Being Present

“Rarely are we ever truly present.” – Evy Poumpouras

People have gone to such great lengths to be connected — cell phones, WebEx, Slack, smart watches — yet we have managed to be disconnected. We no longer know how to give someone undivided attention. The irony is we have been sold that these apps and devices increase our productivity. Not only do they not do this, our personal connections falter. Evy Poumpouras writes in Becoming Bulletproof:

“One of the fastest ways to sabotage you rapport with someone is to keep your phone out. I’ve seen people go to great lengths to connect with others, and yet their phone will be in their hand, splayed out on their desks or dinner table, signaling to everyone around them that there is something else of potentially greater importance waiting to take their attention away. This sends the message that whoever you’re with is less deserving of your time and that you’re not fully present.”

You might think this is just about courtesy or respect, but it’s bigger than that. “…it’s about influence…this signals how much you value” someone and “…you’ll be able to observe and read them better if you’re giving them your full focus…”

For some people, their devices have become an addiction. I see people who can’t walk across the hall to another office for a few minutes without their phone. For those who bring it in the bathroom, what are you doing? Does always having your phone make you feel important? Listen, kids have phones. Devices haven’t been a status symbol for decades. What are you going to miss by being away from your phone for a few minutes or — the horror — a few hours?

“Unless you’re expecting an emergency call, such as news about a sick family member, then the statistical probability of your personal Armageddon occurring during thirty minutes of being unavailable, is, well… statistically improbable.”

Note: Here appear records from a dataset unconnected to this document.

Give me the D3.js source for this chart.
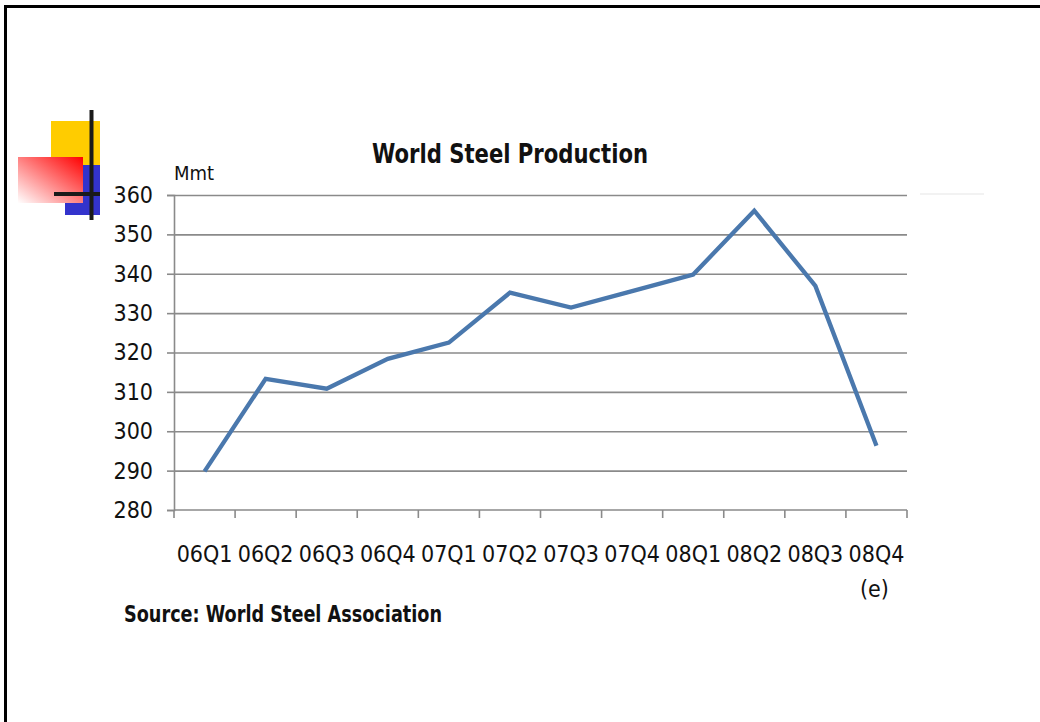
<!DOCTYPE html>
<html>
<head>
<meta charset="utf-8">
<script src="https://cdn.jsdelivr.net/npm/d3@7"></script>
<style>
  html, body { margin: 0; padding: 0; background: #fff; }
  svg { display: block; }
  text { font-family: "DejaVu Sans Condensed", "Liberation Sans", sans-serif; fill: #111; }
</style>
</head>
<body>
<svg id="chart" width="1040" height="722"></svg>
<script>
// Quarterly world crude steel output, million metric tonnes
const quarters = ["06Q1", "06Q2", "06Q3", "06Q4", "07Q1", "07Q2", "07Q3", "07Q4", "08Q1", "08Q2", "08Q3", "08Q4"];
const production = [289.8, 313.3, 310.8, 318.4, 322.5, 335.2, 331.4, 335.6, 339.8, 356.0, 336.9, 296.3];
const quarterNotes = ["", "", "", "", "", "", "", "", "", "", "", "(e)"];
const yTicks = [280, 290, 300, 310, 320, 330, 340, 350, 360];

const svg = d3.select("#chart");

// slide frame: top and left rules
svg.append("rect").attr("x", 4).attr("y", 5).attr("width", 1036).attr("height", 3).attr("fill", "#000");
svg.append("rect").attr("x", 4).attr("y", 5).attr("width", 3).attr("height", 717).attr("fill", "#000");

// slide bullet ornament
const defs = svg.append("defs");
const grad = defs.append("linearGradient").attr("id", "redFade")
  .attr("x1", 1).attr("y1", 0).attr("x2", 0).attr("y2", 1);
grad.append("stop").attr("offset", 0).attr("stop-color", "#ff0000");
grad.append("stop").attr("offset", 1).attr("stop-color", "#ffffff");
svg.append("rect").attr("x", 51).attr("y", 121).attr("width", 49).attr("height", 44).attr("fill", "#ffcc00");
svg.append("rect").attr("x", 65).attr("y", 165).attr("width", 35).attr("height", 50).attr("fill", "#3333cc");
svg.append("rect").attr("x", 18).attr("y", 157).attr("width", 65).attr("height", 46).attr("fill", "url(#redFade)");
svg.append("rect").attr("x", 89.5).attr("y", 110).attr("width", 4).attr("height", 110).attr("fill", "#1a1a1a");
svg.append("rect").attr("x", 54).attr("y", 192).attr("width", 46).attr("height", 4).attr("fill", "#1a1a1a");

// plot area
const plotLeft = 174, plotRight = 907, plotTop = 195, plotBottom = 510;

const x = d3.scaleBand().domain(quarters).range([plotLeft, plotRight]).padding(0);
const y = d3.scaleLinear().domain([280, 360]).range([plotBottom, plotTop]);

// horizontal gridlines
const grid = svg.append("g").attr("transform", `translate(${plotLeft},0)`)
  .call(d3.axisLeft(y).tickValues(yTicks.slice(1)).tickSize(-(plotRight - plotLeft)).tickFormat(""));
grid.select(".domain").remove();
grid.selectAll(".tick line").attr("stroke", "#8a8a8a").attr("stroke-width", 1.6);

// faint extension line past the plot on the right
svg.append("line").attr("x1", 920).attr("x2", 984).attr("y1", y(360) - 1).attr("y2", y(360) - 1)
  .attr("stroke", "#eeeeee").attr("stroke-width", 1.5);

// y axis
const yAxis = svg.append("g").attr("transform", `translate(${plotLeft},0)`)
  .call(d3.axisLeft(y).tickValues(yTicks).tickSize(7).tickPadding(14));
yAxis.select(".domain").attr("stroke", "#8a8a8a").attr("stroke-width", 1.6);
yAxis.selectAll(".tick line").attr("stroke", "#8a8a8a").attr("stroke-width", 1.6);
yAxis.selectAll(".tick text").attr("font-size", 23).attr("fill", "#111")
  .attr("font-family", "'DejaVu Sans Condensed', sans-serif");

// x axis baseline and boundary ticks
svg.append("line").attr("x1", plotLeft).attr("x2", plotRight).attr("y1", plotBottom).attr("y2", plotBottom)
  .attr("stroke", "#8a8a8a").attr("stroke-width", 1.6);
svg.append("g").selectAll("line")
  .data(d3.range(quarters.length + 1))
  .join("line")
  .attr("x1", i => plotLeft + i * x.step()).attr("x2", i => plotLeft + i * x.step())
  .attr("y1", plotBottom).attr("y2", plotBottom + 8)
  .attr("stroke", "#8a8a8a").attr("stroke-width", 1.6);

// x category labels
const xl = svg.append("g").selectAll("g")
  .data(quarters.map((q, i) => ({ q, note: quarterNotes[i] })))
  .join("g")
  .attr("transform", d => `translate(${x(d.q) + x.bandwidth() / 2},0)`);
xl.append("text").attr("y", 562).attr("text-anchor", "middle").attr("font-size", 23).text(d => d.q);
xl.append("text").attr("y", 597).attr("text-anchor", "middle").attr("font-size", 23)
  .attr("dx", -2).text(d => d.note);

// production line
const line = d3.line()
  .x((d, i) => x(quarters[i]) + x.bandwidth() / 2)
  .y(d => y(d));
svg.append("path").datum(production)
  .attr("d", line)
  .attr("fill", "none")
  .attr("stroke", "#4a78ad")
  .attr("stroke-width", 4.3)
  .attr("stroke-linejoin", "miter");

// titles
svg.append("text").attr("x", 372).attr("y", 163)
  .attr("font-size", 27).attr("font-weight", "bold")
  .attr("textLength", 276).attr("lengthAdjust", "spacingAndGlyphs")
  .text("World Steel Production");
svg.append("text").attr("x", 174).attr("y", 180).attr("font-size", 20).text("Mmt");
svg.append("text").attr("x", 124).attr("y", 622).attr("font-size", 23).attr("font-weight", "bold")
  .attr("textLength", 318).attr("lengthAdjust", "spacingAndGlyphs")
  .text("Source: World Steel Association");
</script>
</body>
</html>
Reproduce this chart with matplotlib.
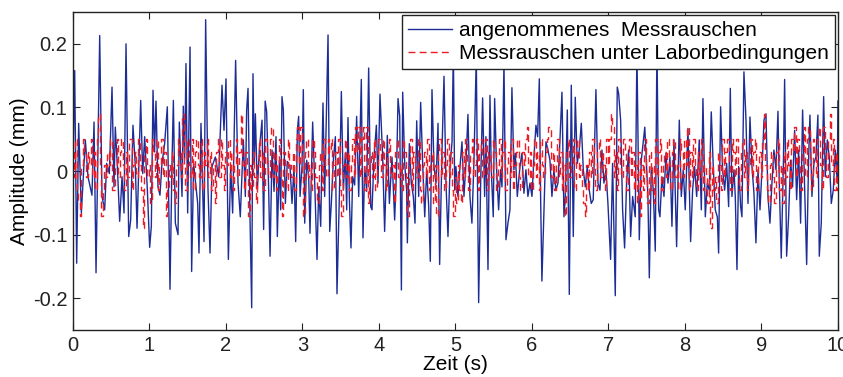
import numpy as np
import matplotlib
matplotlib.use("Agg")
import matplotlib.pyplot as plt

plt.rcParams['font.family'] = ['Liberation Sans', 'DejaVu Sans']

# Assumed measurement noise: vertices of the trace (time in s, amplitude in mm)
blue_t = [
    0.000, 0.022, 0.048, 0.074, 0.109, 0.161, 0.196, 0.248, 0.275, 0.301,
    0.349, 0.379, 0.414, 0.440, 0.475, 0.510, 0.536, 0.553, 0.580, 0.610,
    0.641, 0.667, 0.693, 0.728, 0.754, 0.784, 0.815, 0.837, 0.885, 0.911,
    0.937, 0.972, 1.002, 1.024, 1.046, 1.066, 1.085, 1.111, 1.137, 1.163,
    1.198, 1.233, 1.268, 1.294, 1.312, 1.338, 1.373, 1.390, 1.425, 1.442,
    1.460, 1.477, 1.499, 1.530, 1.551, 1.577, 1.630, 1.647, 1.673, 1.713,
    1.734, 1.765, 1.791, 1.817, 1.861, 1.904, 1.948, 1.974, 2.000, 2.031,
    2.061, 2.087, 2.126, 2.157, 2.187, 2.227, 2.253, 2.270, 2.288, 2.314,
    2.336, 2.353, 2.370, 2.384, 2.410, 2.436, 2.471, 2.492, 2.512, 2.532,
    2.558, 2.576, 2.602, 2.628, 2.654, 2.671, 2.698, 2.715, 2.732, 2.750,
    2.776, 2.802, 2.837, 2.863, 2.889, 2.911, 2.933, 2.950, 2.968, 2.994,
    3.011, 3.029, 3.055, 3.081, 3.098, 3.133, 3.160, 3.190, 3.212, 3.238,
    3.268, 3.290, 3.334, 3.356, 3.377, 3.403, 3.430, 3.451, 3.482, 3.508,
    3.534, 3.560, 3.578, 3.595, 3.613, 3.634, 3.656, 3.682, 3.708, 3.735,
    3.769, 3.791, 3.813, 3.839, 3.865, 3.892, 3.909, 3.935, 3.966, 3.987,
    4.013, 4.048, 4.074, 4.109, 4.136, 4.170, 4.205, 4.231, 4.249, 4.271,
    4.293, 4.310, 4.336, 4.362, 4.371, 4.397, 4.423, 4.449, 4.471, 4.493,
    4.519, 4.545, 4.571, 4.598, 4.624, 4.650, 4.671, 4.693, 4.719, 4.746,
    4.772, 4.793, 4.824, 4.850, 4.876, 4.902, 4.929, 4.955, 4.972, 4.990,
    5.006, 5.032, 5.059, 5.085, 5.111, 5.137, 5.163, 5.189, 5.215, 5.242,
    5.272, 5.303, 5.329, 5.355, 5.381, 5.398, 5.425, 5.451, 5.468, 5.494,
    5.512, 5.538, 5.564, 5.590, 5.608, 5.634, 5.660, 5.686, 5.712, 5.738,
    5.764, 5.782, 5.808, 5.843, 5.869, 5.895, 5.921, 5.947, 5.974, 6.000,
    6.026, 6.052, 6.074, 6.096, 6.113, 6.130, 6.157, 6.183, 6.209, 6.235,
    6.261, 6.287, 6.313, 6.340, 6.366, 6.392, 6.418, 6.436, 6.462, 6.488,
    6.514, 6.540, 6.566, 6.592, 6.618, 6.645, 6.671, 6.697, 6.723, 6.749,
    6.775, 6.801, 6.836, 6.863, 6.889, 6.915, 6.941, 6.967, 6.993, 7.028,
    7.054, 7.089, 7.115, 7.133, 7.159, 7.185, 7.211, 7.237, 7.263, 7.290,
    7.316, 7.350, 7.372, 7.403, 7.429, 7.475, 7.516, 7.534, 7.560, 7.586,
    7.612, 7.634, 7.656, 7.673, 7.699, 7.726, 7.752, 7.778, 7.804, 7.830,
    7.856, 7.891, 7.926, 7.952, 7.978, 8.004, 8.039, 8.074, 8.100, 8.126,
    8.153, 8.187, 8.214, 8.235, 8.266, 8.292, 8.318, 8.344, 8.370, 8.396,
    8.423, 8.440, 8.466, 8.492, 8.519, 8.545, 8.571, 8.593, 8.614, 8.641,
    8.658, 8.680, 8.702, 8.728, 8.745, 8.771, 8.798, 8.824, 8.850, 8.876,
    8.902, 8.928, 8.955, 8.981, 9.007, 9.033, 9.059, 9.085, 9.111, 9.137,
    9.163, 9.190, 9.216, 9.233, 9.259, 9.286, 9.303, 9.329, 9.355, 9.381,
    9.407, 9.434, 9.460, 9.486, 9.512, 9.538, 9.564, 9.591, 9.617, 9.634,
    9.660, 9.686, 9.712, 9.738, 9.756, 9.782, 9.813, 9.834, 9.861, 9.887,
    9.913, 9.939, 9.965, 9.991, 10.000,
]
blue_v = [
    0.020, 0.158, -0.145, 0.075, -0.066, 0.049, -0.009, -0.038, 0.077, -0.160,
    0.213, -0.040, -0.061, 0.012, -0.004, 0.132, -0.025, 0.069, 0.007, -0.079,
    -0.009, -0.066, 0.200, -0.103, -0.077, 0.072, 0.007, -0.090, 0.111, -0.004,
    0.054, -0.030, -0.120, -0.087, 0.127, 0.030, 0.110, -0.025, -0.038, 0.012,
    0.043, 0.101, -0.186, 0.012, 0.111, -0.082, -0.100, 0.077, -0.040, 0.102,
    0.020, 0.169, -0.066, 0.195, -0.158, 0.012, -0.051, -0.129, 0.075, -0.111,
    0.238, -0.030, -0.129, 0.007, 0.022, -0.009, 0.135, 0.064, 0.145, -0.139,
    0.007, -0.066, 0.174, -0.019, -0.072, 0.049, -0.040, 0.096, 0.130, -0.074,
    -0.215, 0.153, 0.010, 0.090, -0.030, 0.033, 0.080, -0.092, 0.110, 0.093,
    -0.030, -0.134, 0.033, -0.032, 0.054, -0.103, 0.017, -0.061, 0.117, 0.096,
    -0.051, 0.015, 0.007, -0.051, 0.007, -0.111, 0.064, 0.086, -0.040, 0.007,
    0.128, -0.082, 0.017, -0.009, -0.098, 0.077, -0.019, -0.139, -0.025, -0.087,
    0.107, -0.040, 0.214, -0.095, -0.051, 0.017, 0.054, -0.193, -0.040, 0.125,
    -0.030, 0.028, -0.061, 0.084, -0.045, -0.121, -0.009, -0.022, 0.086, -0.040,
    0.144, -0.105, 0.007, -0.032, 0.162, -0.056, -0.061, 0.022, 0.072, -0.019,
    0.121, 0.022, -0.095, 0.056, -0.051, 0.022, -0.077, 0.007, 0.114, 0.086,
    -0.187, 0.124, 0.012, -0.032, -0.113, 0.043, -0.019, -0.040, -0.082, 0.079,
    -0.040, 0.108, 0.012, -0.072, 0.002, -0.056, -0.142, 0.128, 0.007, -0.019,
    0.075, -0.147, 0.033, 0.149, -0.019, -0.103, 0.007, 0.046, 0.190, -0.030,
    0.007, -0.040, 0.007, 0.046, -0.040, 0.012, 0.089, -0.040, -0.082, 0.017,
    0.180, -0.207, -0.019, 0.115, -0.040, 0.054, -0.155, 0.119, 0.002, -0.072,
    0.114, 0.002, -0.061, 0.002, -0.025, 0.170, -0.108, -0.082, -0.061, 0.131,
    0.002, 0.028, -0.040, 0.007, 0.028, -0.035, 0.002, -0.040, -0.019, -0.040,
    0.022, 0.072, 0.054, 0.145, -0.040, -0.173, -0.061, 0.046, 0.033, 0.017,
    -0.040, 0.002, -0.030, -0.019, 0.049, 0.124, -0.072, -0.040, 0.096, -0.194,
    0.135, -0.103, 0.116, 0.012, 0.033, 0.075, 0.002, -0.025, 0.007, -0.030,
    -0.051, -0.045, 0.128, -0.019, -0.030, 0.033, -0.019, 0.002, -0.051, -0.139,
    0.012, -0.196, 0.132, 0.122, 0.080, -0.061, -0.121, -0.019, 0.033, -0.103,
    -0.040, -0.072, 0.190, -0.108, 0.017, 0.069, -0.040, -0.168, 0.007, -0.030,
    -0.126, 0.200, -0.061, -0.072, -0.009, -0.040, 0.028, -0.019, 0.022, -0.087,
    0.049, -0.119, 0.080, -0.040, 0.002, -0.061, 0.067, -0.111, -0.030, 0.007,
    -0.040, 0.049, -0.061, 0.114, -0.072, -0.019, -0.030, 0.093, 0.007, -0.061,
    -0.072, -0.129, 0.101, 0.002, -0.030, 0.012, -0.056, 0.130, -0.040, 0.002,
    -0.040, -0.155, 0.007, -0.056, -0.072, 0.156, 0.080, -0.051, 0.085, 0.007,
    -0.035, -0.113, 0.002, -0.061, 0.002, 0.080, 0.090, -0.040, -0.082, -0.019,
    0.033, 0.002, 0.094, -0.019, -0.137, 0.007, 0.144, -0.134, -0.072, 0.017,
    -0.025, 0.064, -0.045, 0.033, -0.082, 0.096, -0.025, -0.147, 0.022, 0.088,
    -0.040, 0.012, 0.022, 0.088, -0.134, -0.082, 0.117, -0.009, 0.049, 0.022,
    -0.051, -0.030, 0.033, -0.019, 0.110,
]

# Noise under laboratory conditions, sampled at 50 Hz, in units of 0.01 mm
lab_rate_hz = 50
lab_counts = [
    3, -1, 5, -3, -5, -7, 1, 5, 3, -1, 3, 1, 5, -1, 3, -3, 5, 9, 1, -7,
    -3, 1, -1, 3, 1, 5, -3, -3, 1, 5, -1, 3, 5, 1, -3, 3, -1, 5, 5, -3,
    1, 3, -1, 5, 1, -3, -9, 3, 5, -1,
    1, -5, 5, 3, -1, 5, -3, 1, 5, -1, 3, -7, -3, 1, -1, 3, -3, -5, 1, 5,
    3, -1, 9, 1, -3, 5, 1, -1, 5, -3, 3, 5, 1, -1, 5, -3, 3, 1, 5, -1,
    3, -3, 1, -5, 3, 5, -1, 5, 1, -3,
    3, 1, 5, -1, 3, -3, 1, 5, -1, 3, 9, 1, -3, 3, -1, -7, 1, -3, 3, -1,
    -5, 1, 5, -1, 3, -3, 5, 1, -1, 5, 7, -1, 3, -3, 1, 5, -1, -7, 3, 1,
    -3, 5, 1, -1, 3, -3, 5, 7, 1, 7,
    -1, -7, 3, 5, -1, 1, -3, 5, 3, -1, -5, 1, 3, -3, 5, 1, -1, 5, 3, 5,
    -3, 1, 3, -1, 5, -3, -7, 1, 5, -1, 3, -3, 1, 5, -1, 7, 3, 7, -1, 5,
    7, -3, 7, -5, 1, 3, -1, 5, -3, 1,
    5, 3, -1, 5, 1, -3, 3, 5, -1, 1, -5, 3, 5, -1, 1, -3, 5, 3, -1, -7,
    1, 5, -3, 3, 1, -1, 5, -3, -5, 1, 3, -1, 5, -3, 1, 3, -5, 1, -7, 3,
    5, -1, 3, -3, 1, 5, -1, 3, -3, -7,
    -1, -5, 1, -3, -5, 3, -1, 5, 1, -3, 3, 5, -1, 1, 5, -3, 3, 5, -1, 1,
    5, -3, 3, 1, -1, 5, 3, -3, 1, 5, -1, 3, 5, -3, 1, 3, -1, 5, -3, 1,
    3, 5, -1, -3, 3, 1, 5, 7, -1, 3,
    -3, 1, 5, -1, 3, -3, 5, 1, -1, 3, 5, 7, 7, -1, 3, -3, 1, 5, -1, 3,
    -3, 1, -7, 3, 5, -1, 1, 5, -3, 3, 5, -1, 1, -3, -5, -7, 1, -3, 3, -1,
    5, 1, -3, 3, 5, -1, 3, 1, -3, 5,
    1, 5, 9, 7, -1, 3, -3, 5, 1, -1, 5, 3, -3, 1, 5, -1, 3, -3, 1, -5,
    3, -7, 1, -3, 5, -1, -5, 3, -3, 1, -5, 5, -1, 3, 5, -3, 1, 3, -1, 5,
    1, -3, 3, 5, -1, 1, -3, 5, 3, -1,
    5, 1, 7, -3, 3, -1, 5, 1, -3, 3, -1, 5, -3, 1, -1, -5, 3, -9, 1, -3,
    -1, -5, 3, 1, -3, 5, -1, 3, 5, 1, -3, 5, 3, -1, 5, 1, -3, 3, 5, -1,
    3, -3, 1, 5, -1, 3, 5, -3, 1, 3,
    -1, 5, 9, 1, -3, -5, 1, 3, -1, -5, 3, 5, -3, 1, -5, 3, -1, 5, 1, -3,
    5, 3, 7, -1, 5, 1, -3, 3, 7, -1, 5, 7, 1, -3, 5, 3, -1, 5, 7, 1,
    -3, 7, 3, -1, 5, 9, 1, 5, -3, 3,
    -3,
]

x_ticks = [0, 1, 2, 3, 4, 5, 6, 7, 8, 9, 10]
y_ticks = [-0.2, -0.1, 0.0, 0.1, 0.2]
y_tick_labels = ["-0.2", "-0.1", "0", "0.1", "0.2"]

lab_v = np.array(lab_counts) * 0.01
lab_t = np.arange(len(lab_v)) / lab_rate_hz

fig = plt.figure(figsize=(8.43, 3.77), dpi=100)
ax = fig.add_axes([0.0866, 0.1247, 0.9074, 0.8433])

ax.plot(blue_t, blue_v, color='#1c2d96', lw=1.0,
        label='angenommenes  Messrauschen')
ax.plot(lab_t, lab_v, color='#ee1c25', lw=1.0, ls=(0, (5, 3)),
        drawstyle='steps-mid',
        label='Messrauschen unter Laborbedingungen')

ax.set_xlim(0, 10)
ax.set_ylim(-0.25, 0.25)
ax.set_xticks(x_ticks)
ax.set_xticklabels([str(v) for v in x_ticks])
ax.set_yticks(y_ticks)
ax.set_yticklabels(y_tick_labels)
ax.tick_params(direction='in', length=5, width=0.8, top=True, right=True,
               labelsize=14.5, colors='#222222', pad=4)
for s in ax.spines.values():
    s.set_linewidth(1.0)
    s.set_color('#222222')

ax.set_xlabel('Zeit (s)', fontsize=15, labelpad=0)
ax.set_ylabel('Amplitude (mm)', fontsize=15, labelpad=3)

leg = ax.legend(loc='upper right', fontsize=15, fancybox=False,
                framealpha=1, edgecolor='#222222', borderaxespad=0.12,
                handlelength=2.1, handletextpad=0.35, borderpad=0.3,
                labelspacing=0.2)
leg.get_frame().set_linewidth(1.0)

fig.savefig('out.png', dpi=100)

Maybe being part of the last generation to grow up without cells phones (Gen X, but some of you older Millennials as well) gives us a different perspective. We knew how to be gone all day, or a whole week, and no one knew we were alive until we got back. We used phones at other peoples houses (they existed). We didn’t check in every five minutes. Could you survive if cell service disappeared? Do you panic when you realize you forgot your phone at home?

Technology is a tool, but tools can be misused. Learn to use them, and not used by them. In our quest to communicate and connect more with people, we quite often are doing the complete opposite.